• _STORED DATA_
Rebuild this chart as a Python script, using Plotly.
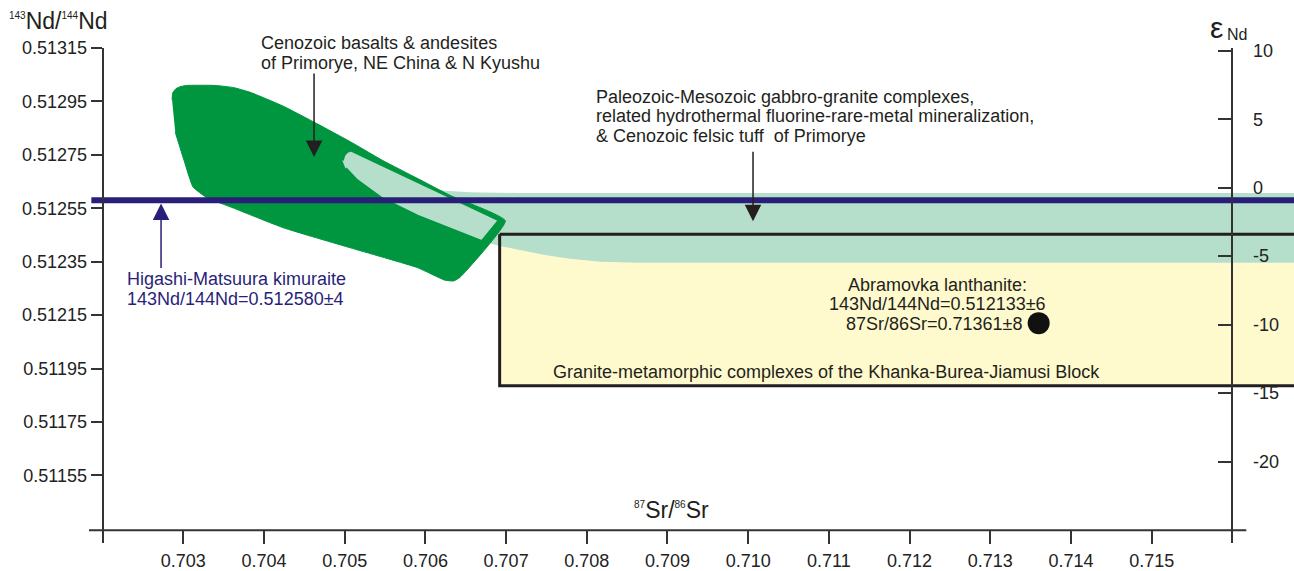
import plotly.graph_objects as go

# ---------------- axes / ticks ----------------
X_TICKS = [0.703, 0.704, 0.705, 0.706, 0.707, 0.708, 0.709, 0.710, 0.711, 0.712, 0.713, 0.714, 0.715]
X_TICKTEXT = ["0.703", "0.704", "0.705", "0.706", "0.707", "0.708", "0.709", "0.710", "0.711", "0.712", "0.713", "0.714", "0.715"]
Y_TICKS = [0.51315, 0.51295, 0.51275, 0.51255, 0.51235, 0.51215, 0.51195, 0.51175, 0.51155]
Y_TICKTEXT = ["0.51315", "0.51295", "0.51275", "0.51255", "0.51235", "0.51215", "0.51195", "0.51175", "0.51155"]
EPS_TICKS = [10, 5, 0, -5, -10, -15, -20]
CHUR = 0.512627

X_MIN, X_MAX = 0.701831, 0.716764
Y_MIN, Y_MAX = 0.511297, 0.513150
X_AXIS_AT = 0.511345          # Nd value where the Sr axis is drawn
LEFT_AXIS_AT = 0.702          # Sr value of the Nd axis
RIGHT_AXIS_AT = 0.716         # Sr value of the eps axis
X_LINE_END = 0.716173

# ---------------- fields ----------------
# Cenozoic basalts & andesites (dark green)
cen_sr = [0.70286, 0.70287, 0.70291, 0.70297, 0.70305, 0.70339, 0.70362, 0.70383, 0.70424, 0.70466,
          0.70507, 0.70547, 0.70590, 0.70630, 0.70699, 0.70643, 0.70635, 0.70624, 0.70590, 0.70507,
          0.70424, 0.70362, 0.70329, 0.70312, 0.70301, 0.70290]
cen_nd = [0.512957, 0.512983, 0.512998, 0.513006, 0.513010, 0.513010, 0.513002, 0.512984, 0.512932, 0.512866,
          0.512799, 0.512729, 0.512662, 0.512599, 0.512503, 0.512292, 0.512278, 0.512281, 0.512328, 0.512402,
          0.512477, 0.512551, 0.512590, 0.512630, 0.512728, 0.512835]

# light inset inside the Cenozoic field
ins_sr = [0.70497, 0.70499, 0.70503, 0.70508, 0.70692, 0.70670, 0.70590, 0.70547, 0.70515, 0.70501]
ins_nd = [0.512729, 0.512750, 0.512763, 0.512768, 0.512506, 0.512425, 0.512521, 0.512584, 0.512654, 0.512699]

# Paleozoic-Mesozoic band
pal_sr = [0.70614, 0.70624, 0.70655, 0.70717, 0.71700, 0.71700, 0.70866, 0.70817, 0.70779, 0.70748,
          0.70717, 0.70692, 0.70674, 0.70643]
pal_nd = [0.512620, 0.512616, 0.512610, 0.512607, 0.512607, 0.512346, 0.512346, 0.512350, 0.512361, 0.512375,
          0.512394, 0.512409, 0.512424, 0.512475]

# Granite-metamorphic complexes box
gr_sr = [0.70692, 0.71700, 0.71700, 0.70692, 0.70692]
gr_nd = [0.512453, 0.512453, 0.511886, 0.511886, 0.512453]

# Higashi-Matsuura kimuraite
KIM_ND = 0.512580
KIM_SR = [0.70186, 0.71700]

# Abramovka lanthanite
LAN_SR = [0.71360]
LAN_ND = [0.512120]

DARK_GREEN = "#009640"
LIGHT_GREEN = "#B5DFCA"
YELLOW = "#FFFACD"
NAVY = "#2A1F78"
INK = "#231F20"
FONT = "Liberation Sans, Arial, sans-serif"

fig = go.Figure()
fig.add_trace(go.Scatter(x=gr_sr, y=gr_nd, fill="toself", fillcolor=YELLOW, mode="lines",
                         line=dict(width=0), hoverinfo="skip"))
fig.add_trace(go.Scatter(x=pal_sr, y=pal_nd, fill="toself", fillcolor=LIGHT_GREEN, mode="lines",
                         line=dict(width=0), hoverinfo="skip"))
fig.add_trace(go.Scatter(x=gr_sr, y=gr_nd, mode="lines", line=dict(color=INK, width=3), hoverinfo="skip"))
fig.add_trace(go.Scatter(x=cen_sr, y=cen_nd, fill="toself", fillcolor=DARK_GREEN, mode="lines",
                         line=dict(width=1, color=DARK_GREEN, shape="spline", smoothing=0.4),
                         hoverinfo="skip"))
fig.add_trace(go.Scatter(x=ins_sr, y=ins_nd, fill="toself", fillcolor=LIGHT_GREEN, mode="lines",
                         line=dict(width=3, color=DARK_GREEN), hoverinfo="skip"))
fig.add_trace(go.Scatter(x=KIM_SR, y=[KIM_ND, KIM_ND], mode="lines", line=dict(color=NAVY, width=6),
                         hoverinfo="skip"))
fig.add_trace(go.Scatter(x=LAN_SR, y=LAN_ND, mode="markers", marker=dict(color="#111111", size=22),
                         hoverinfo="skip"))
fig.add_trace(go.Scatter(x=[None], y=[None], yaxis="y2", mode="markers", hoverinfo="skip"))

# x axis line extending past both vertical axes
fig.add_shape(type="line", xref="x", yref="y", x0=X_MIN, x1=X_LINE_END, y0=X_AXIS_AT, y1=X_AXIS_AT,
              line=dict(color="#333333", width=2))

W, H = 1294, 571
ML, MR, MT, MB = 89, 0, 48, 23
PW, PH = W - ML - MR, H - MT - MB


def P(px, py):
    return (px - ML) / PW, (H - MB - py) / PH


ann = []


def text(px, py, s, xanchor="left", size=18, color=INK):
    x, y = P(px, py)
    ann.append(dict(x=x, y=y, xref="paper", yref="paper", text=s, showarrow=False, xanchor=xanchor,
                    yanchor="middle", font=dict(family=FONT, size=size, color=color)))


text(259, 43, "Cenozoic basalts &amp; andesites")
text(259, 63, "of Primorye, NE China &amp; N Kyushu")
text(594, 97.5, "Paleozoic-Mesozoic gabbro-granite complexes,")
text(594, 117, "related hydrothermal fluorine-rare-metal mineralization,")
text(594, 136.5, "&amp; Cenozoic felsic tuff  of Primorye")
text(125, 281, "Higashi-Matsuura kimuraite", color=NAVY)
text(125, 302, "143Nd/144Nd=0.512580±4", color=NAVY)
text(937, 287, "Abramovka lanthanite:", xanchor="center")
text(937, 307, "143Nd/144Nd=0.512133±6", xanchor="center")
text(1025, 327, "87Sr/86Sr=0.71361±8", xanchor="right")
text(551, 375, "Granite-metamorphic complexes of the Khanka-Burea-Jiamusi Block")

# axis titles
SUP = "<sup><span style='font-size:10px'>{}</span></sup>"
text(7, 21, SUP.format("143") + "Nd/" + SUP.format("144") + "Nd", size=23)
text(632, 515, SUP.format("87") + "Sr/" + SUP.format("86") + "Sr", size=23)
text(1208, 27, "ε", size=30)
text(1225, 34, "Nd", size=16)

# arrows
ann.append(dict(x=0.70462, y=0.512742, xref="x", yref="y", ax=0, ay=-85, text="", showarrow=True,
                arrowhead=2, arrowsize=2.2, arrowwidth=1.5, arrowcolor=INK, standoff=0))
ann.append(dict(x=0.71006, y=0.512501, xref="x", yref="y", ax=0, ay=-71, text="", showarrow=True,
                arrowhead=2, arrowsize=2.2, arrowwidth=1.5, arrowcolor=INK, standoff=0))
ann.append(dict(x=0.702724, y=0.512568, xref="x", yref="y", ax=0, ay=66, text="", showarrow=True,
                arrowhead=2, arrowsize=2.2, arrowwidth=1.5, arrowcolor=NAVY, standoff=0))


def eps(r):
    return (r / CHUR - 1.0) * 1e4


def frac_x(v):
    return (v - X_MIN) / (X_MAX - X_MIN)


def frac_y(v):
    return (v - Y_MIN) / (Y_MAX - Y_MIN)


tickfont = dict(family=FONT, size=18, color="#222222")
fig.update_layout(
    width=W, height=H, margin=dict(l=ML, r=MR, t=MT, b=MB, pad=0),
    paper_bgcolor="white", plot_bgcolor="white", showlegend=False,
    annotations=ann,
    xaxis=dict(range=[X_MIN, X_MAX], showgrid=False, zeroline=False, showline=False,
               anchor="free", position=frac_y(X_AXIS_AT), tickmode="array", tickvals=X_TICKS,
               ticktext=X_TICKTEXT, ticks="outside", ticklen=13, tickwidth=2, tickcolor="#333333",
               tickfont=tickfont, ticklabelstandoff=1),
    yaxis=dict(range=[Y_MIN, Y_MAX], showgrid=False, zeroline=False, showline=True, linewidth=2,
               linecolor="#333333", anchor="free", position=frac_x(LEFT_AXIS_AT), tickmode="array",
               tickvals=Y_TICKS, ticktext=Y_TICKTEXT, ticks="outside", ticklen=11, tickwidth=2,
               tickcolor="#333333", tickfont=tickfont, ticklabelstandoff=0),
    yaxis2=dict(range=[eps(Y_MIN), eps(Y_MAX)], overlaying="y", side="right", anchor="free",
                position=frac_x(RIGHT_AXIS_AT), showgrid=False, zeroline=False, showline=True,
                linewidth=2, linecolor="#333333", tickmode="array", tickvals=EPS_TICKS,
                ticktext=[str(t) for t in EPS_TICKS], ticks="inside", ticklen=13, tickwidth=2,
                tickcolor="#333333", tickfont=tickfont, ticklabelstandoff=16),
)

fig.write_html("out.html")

• _OBJECTIVE_
From the first line of the material down to the line containing "0.512477, 0.512551, 0.512590, 0.512630, 0.512728, 0.512835]", inclusive, return each line exactly, skipping any picture.

• _COMPLETE OUTPUT_
Rebuild this chart as a Python script, using Plotly.
import plotly.graph_objects as go

# ---------------- axes / ticks ----------------
X_TICKS = [0.703, 0.704, 0.705, 0.706, 0.707, 0.708, 0.709, 0.710, 0.711, 0.712, 0.713, 0.714, 0.715]
X_TICKTEXT = ["0.703", "0.704", "0.705", "0.706", "0.707", "0.708", "0.709", "0.710", "0.711", "0.712", "0.713", "0.714", "0.715"]
Y_TICKS = [0.51315, 0.51295, 0.51275, 0.51255, 0.51235, 0.51215, 0.51195, 0.51175, 0.51155]
Y_TICKTEXT = ["0.51315", "0.51295", "0.51275", "0.51255", "0.51235", "0.51215", "0.51195", "0.51175", "0.51155"]
EPS_TICKS = [10, 5, 0, -5, -10, -15, -20]
CHUR = 0.512627

X_MIN, X_MAX = 0.701831, 0.716764
Y_MIN, Y_MAX = 0.511297, 0.513150
X_AXIS_AT = 0.511345          # Nd value where the Sr axis is drawn
LEFT_AXIS_AT = 0.702          # Sr value of the Nd axis
RIGHT_AXIS_AT = 0.716         # Sr value of the eps axis
X_LINE_END = 0.716173

# ---------------- fields ----------------
# Cenozoic basalts & andesites (dark green)
cen_sr = [0.70286, 0.70287, 0.70291, 0.70297, 0.70305, 0.70339, 0.70362, 0.70383, 0.70424, 0.70466,
          0.70507, 0.70547, 0.70590, 0.70630, 0.70699, 0.70643, 0.70635, 0.70624, 0.70590, 0.70507,
          0.70424, 0.70362, 0.70329, 0.70312, 0.70301, 0.70290]
cen_nd = [0.512957, 0.512983, 0.512998, 0.513006, 0.513010, 0.513010, 0.513002, 0.512984, 0.512932, 0.512866,
          0.512799, 0.512729, 0.512662, 0.512599, 0.512503, 0.512292, 0.512278, 0.512281, 0.512328, 0.512402,
          0.512477, 0.512551, 0.512590, 0.512630, 0.512728, 0.512835]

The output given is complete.